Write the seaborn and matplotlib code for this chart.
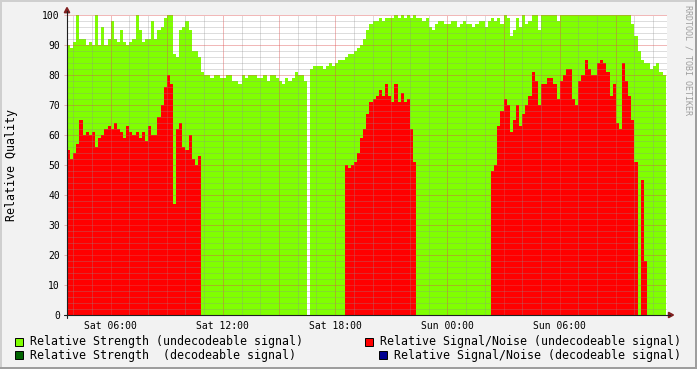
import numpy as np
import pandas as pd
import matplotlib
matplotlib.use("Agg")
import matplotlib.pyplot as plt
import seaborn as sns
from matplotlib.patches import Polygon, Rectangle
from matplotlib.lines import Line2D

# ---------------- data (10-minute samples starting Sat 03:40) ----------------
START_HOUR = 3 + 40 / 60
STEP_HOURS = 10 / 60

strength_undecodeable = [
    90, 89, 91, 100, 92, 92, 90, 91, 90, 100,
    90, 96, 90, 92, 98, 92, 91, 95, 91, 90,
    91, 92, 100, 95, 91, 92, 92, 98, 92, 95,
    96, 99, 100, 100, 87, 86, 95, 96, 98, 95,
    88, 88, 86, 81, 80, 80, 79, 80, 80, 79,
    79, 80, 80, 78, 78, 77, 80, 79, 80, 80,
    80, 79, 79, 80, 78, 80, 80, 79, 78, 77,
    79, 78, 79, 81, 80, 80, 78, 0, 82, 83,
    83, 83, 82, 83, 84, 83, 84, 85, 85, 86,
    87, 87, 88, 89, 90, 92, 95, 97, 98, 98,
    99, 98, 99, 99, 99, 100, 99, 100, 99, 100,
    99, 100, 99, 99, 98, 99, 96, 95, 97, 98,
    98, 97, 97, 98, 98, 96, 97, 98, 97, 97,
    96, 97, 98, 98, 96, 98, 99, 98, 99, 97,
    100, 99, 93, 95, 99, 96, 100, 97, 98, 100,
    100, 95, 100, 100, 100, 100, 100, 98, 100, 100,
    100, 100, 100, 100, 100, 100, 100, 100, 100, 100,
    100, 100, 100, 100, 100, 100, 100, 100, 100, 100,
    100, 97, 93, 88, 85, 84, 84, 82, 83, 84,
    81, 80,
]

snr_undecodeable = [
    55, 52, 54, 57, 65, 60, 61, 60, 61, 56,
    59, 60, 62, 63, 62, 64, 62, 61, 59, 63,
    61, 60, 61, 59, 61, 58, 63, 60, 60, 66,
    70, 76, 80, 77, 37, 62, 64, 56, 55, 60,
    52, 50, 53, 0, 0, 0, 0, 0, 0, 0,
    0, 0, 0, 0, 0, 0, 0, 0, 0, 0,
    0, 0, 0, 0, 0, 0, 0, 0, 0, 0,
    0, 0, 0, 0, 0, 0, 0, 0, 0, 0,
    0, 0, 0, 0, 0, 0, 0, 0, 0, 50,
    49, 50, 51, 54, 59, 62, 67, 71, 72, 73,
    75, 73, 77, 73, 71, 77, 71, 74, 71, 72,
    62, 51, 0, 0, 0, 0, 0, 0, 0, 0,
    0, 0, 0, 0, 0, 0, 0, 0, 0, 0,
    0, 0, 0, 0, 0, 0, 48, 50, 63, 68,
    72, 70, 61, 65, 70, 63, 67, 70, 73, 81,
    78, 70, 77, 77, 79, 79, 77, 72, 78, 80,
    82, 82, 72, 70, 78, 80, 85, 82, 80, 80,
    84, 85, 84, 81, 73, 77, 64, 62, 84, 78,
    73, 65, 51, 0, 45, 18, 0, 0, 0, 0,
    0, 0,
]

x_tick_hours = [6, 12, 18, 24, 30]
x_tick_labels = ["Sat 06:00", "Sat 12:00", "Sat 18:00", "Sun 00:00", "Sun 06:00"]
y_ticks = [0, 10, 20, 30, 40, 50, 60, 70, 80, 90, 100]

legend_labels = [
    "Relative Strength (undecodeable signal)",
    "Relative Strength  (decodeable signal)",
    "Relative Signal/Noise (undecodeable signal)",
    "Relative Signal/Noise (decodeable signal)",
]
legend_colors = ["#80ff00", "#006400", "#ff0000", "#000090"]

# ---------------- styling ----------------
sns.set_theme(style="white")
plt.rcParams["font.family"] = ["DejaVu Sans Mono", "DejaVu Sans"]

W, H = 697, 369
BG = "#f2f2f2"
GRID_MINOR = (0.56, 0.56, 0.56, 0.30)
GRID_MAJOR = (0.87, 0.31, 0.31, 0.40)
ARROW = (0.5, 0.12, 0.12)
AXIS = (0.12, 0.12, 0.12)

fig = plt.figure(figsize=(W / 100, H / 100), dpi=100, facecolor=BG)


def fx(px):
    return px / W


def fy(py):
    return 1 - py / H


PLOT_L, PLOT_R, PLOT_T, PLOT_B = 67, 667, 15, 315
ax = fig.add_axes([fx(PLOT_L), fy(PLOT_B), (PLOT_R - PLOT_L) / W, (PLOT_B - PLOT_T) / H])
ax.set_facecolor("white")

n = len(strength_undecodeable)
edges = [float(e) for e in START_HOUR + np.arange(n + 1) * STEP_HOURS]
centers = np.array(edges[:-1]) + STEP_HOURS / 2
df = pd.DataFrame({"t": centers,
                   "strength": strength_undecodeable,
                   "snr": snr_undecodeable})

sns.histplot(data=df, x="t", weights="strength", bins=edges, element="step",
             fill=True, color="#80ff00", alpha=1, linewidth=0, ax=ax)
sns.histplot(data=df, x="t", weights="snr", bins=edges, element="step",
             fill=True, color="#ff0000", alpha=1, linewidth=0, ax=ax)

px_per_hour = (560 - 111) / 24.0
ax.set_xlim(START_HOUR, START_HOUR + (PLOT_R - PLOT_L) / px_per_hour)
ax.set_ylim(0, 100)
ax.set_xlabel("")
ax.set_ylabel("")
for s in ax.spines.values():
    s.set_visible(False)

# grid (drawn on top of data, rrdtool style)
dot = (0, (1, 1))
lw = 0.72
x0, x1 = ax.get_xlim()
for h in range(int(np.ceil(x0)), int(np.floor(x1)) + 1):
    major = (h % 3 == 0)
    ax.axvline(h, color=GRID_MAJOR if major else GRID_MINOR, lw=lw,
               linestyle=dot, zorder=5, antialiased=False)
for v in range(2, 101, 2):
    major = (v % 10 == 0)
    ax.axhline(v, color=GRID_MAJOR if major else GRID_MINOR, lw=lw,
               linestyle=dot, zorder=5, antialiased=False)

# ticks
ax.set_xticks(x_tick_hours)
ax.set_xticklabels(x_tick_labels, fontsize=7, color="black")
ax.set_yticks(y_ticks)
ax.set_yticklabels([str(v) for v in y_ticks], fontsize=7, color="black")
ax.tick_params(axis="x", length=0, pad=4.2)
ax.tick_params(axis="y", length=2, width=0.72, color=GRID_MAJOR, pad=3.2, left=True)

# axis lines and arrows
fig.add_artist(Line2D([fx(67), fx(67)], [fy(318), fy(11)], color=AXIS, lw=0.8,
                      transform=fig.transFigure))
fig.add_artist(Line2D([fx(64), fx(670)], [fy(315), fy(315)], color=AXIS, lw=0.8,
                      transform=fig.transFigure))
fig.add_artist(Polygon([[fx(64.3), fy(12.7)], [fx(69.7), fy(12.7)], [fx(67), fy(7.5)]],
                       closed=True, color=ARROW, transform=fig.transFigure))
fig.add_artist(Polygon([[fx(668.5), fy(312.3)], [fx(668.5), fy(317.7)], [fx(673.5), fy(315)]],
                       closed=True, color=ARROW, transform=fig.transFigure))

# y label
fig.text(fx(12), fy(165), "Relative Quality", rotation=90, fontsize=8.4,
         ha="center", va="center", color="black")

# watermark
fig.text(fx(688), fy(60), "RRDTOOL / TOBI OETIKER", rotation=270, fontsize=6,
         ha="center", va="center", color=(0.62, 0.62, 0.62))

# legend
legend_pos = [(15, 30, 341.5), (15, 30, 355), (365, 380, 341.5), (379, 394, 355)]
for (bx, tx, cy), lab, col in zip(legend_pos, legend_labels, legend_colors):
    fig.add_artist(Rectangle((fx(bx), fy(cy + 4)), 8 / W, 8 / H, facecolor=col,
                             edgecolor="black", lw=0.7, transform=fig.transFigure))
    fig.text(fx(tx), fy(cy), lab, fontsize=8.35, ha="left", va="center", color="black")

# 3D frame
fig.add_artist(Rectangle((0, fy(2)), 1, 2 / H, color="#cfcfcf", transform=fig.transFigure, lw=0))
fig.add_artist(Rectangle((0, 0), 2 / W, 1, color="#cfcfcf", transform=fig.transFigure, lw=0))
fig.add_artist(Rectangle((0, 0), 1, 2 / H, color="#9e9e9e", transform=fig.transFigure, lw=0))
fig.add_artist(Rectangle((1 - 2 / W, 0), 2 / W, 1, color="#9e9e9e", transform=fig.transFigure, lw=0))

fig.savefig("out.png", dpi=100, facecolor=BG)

#### SET EXERCISE
Pictures are excluded; extract exactly the lines from the start of the data through the line that holds "STEP_HOURS = 10 / 60", both ends included.

#### EXERCISE ANSWER
Write the seaborn and matplotlib code for this chart.
import numpy as np
import pandas as pd
import matplotlib
matplotlib.use("Agg")
import matplotlib.pyplot as plt
import seaborn as sns
from matplotlib.patches import Polygon, Rectangle
from matplotlib.lines import Line2D

# ---------------- data (10-minute samples starting Sat 03:40) ----------------
START_HOUR = 3 + 40 / 60
STEP_HOURS = 10 / 60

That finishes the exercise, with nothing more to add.